My ex-boyfriend married a man this week. Had I been able to make the trip, I would have been at his wedding. I love him and I am thrilled to see him so happy and… healthy. And I am saddened by the knowledge that many in our former community would now reject him.

Most of my friends who are gay and have tried to change themselves to be more “acceptable” have not found much life in those endeavors. And it isn’t for lack of commitment, desire, or effort. I have watched people I care about isolating themselves and drowning in self-loathing because they have been unable to “fix” themselves and God has not answered their fervent prayers.
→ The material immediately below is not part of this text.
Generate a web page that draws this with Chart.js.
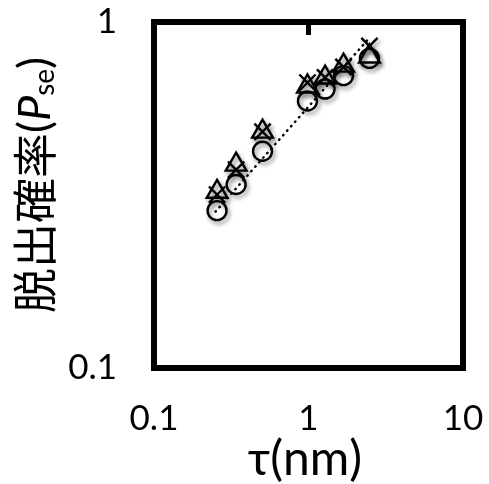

Shouldn’t we be loving the ones wrestling with these questions, rather than reinforcing the hateful messages that drive them into such conflict with themselves?

I’m not going to make any declarations in support of or against homosexuality. I will say this…

I am absolutely, without question, for the LGBT community. Human beings, worthy of love, respect, and compassion. The greatest difference between us is that questions of gender and sexuality have never complicated or brought so much pain into my own life. I have not suffered as my LGBT friends have often been made to suffer.

It is my hope and my prayer that we would not drift so readily into polarizing debates. That we would humble ourselves and engage in honest conversation, with an earnest desire to hear and understand. After such an expression of hatred, let us draw together and love one another as we mourn. And let us unify to work toward a safer, more accepting world for those among us who are lesbian, gay, bisexual, or transgendered.